Wie ihre beiden Ampel-Koalitionspartner SPD und FDP wurden auch die Grünen bei der Bundestagswahl an den Wahlurnen abgestraft. Nach den 14,7 Prozent erhielt die Partei dieses Mal nur noch 11,6 Prozent der Zweitstimmen. Franziska Brantner erklärte nun in einem Interview mit dem Spiegel, dass die Partei intern „schonungslos, aber nicht reflexhaft“ die Ursachen aufarbeiten werde.
Ungeachtet dieser noch ausstehenden internen Evaluation gab Brantner in dem Interview ihre eigene Interpretation der Ergebnisse zum Besten. Demnach trage vor allem die CDU und ihr Vorstoß in Sachen Migrationspolitik eine Mitverantwortung an der Abwanderung ehemaliger Grünen-Wähler zur Linken. „Offensichtlich müssen wir analysieren, warum wir so stark an die Linke verloren haben.

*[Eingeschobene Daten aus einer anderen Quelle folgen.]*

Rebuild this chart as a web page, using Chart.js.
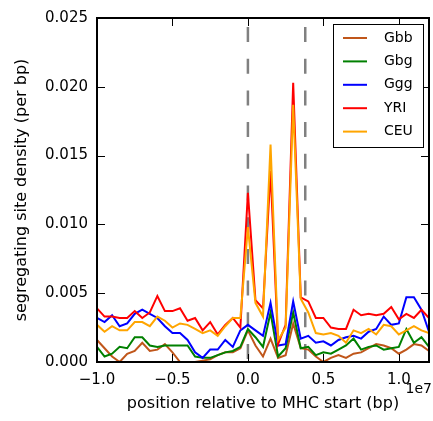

Sie hat unter anderem profitiert von der Polarisierung, die die Union in den letzten Wochen betrieben hat“, so die Parteichefin.
Zudem sei der auf gemeinsame, konsensuelle Lösungen innerhalb der demokratischen Mitte ausgerichtete Koalitionswahlkampf mit dem „Bündnis-Kanzler“ Habeck am konfrontativen Auftreten der Union gescheitert: „Das konservative Lager hat sich nach rechts bewegt, hin zu einer härteren, kompromissloseren Politik. Die Mitte selbst ist in Bewegung.“
Auch wenn Brantner bedauert, dass der Ansatz, keine Koalitionspartner im Vorfeld auszuschließen und Polarisierung zu vermeiden, nicht aufgegangen sei, verteidigte sie ihn. Es brauche in Deutschland mindestens eine politische Kraft, „die unser Land zusammenhält und daran arbeitet, es zu reformieren“.
Insgesamt, so Brantner weiter, sei es das zentrale Problem der Grünen gewesen, mit dem eigenen, in der Selbstwahrnehmung betont pragmatischen, mittigen und nach allen Seiten gesprächsbereiten Auftreten im Wahlkampf zwischen einer kompromisslosen Union und einer radikalen Linken aufgerieben worden zu sein. Brantner sieht die Grünen deshalb in einer „Zwickmühle“: „Den einen sind wir zu radikal, den anderen nicht radikal genug.“
Aus ihrer Sicht gehe es künftig nicht darum, „weniger oder mehr zu machen, sondern es besser und mit mehr Freude zu machen“. Brantner betont, dass es nicht darum gehe, „schriller als die Linke und die AfD“ zu sein, sondern als künftige Oppositionspartei im Bundestag „machbare Alternativen“ zu bieten, kooperationsbereit zu bleiben und „das Gegengift gegen die autoritären Kräfte“ zu entwickeln.
Auch Co-Parteichef Felix Banaszak erklärte der Funke-Mediengruppe, dass sich die Grünen stärker auf ihren Kernbereich Klimaschutz konzentrieren müssen. „Die Grünen müssen nicht einfach entweder linker oder mittiger werden, sondern wieder grüner und die politische Debatte prägen, statt nur auf sie zu reagieren.“ Für ihn sei es entscheidend, die eigenen Prinzipien und Werte auch in schwierigen Zeiten hochzuhalten. „Trauen wir uns, in die Auseinandersetzung zu gehen“, forderte er.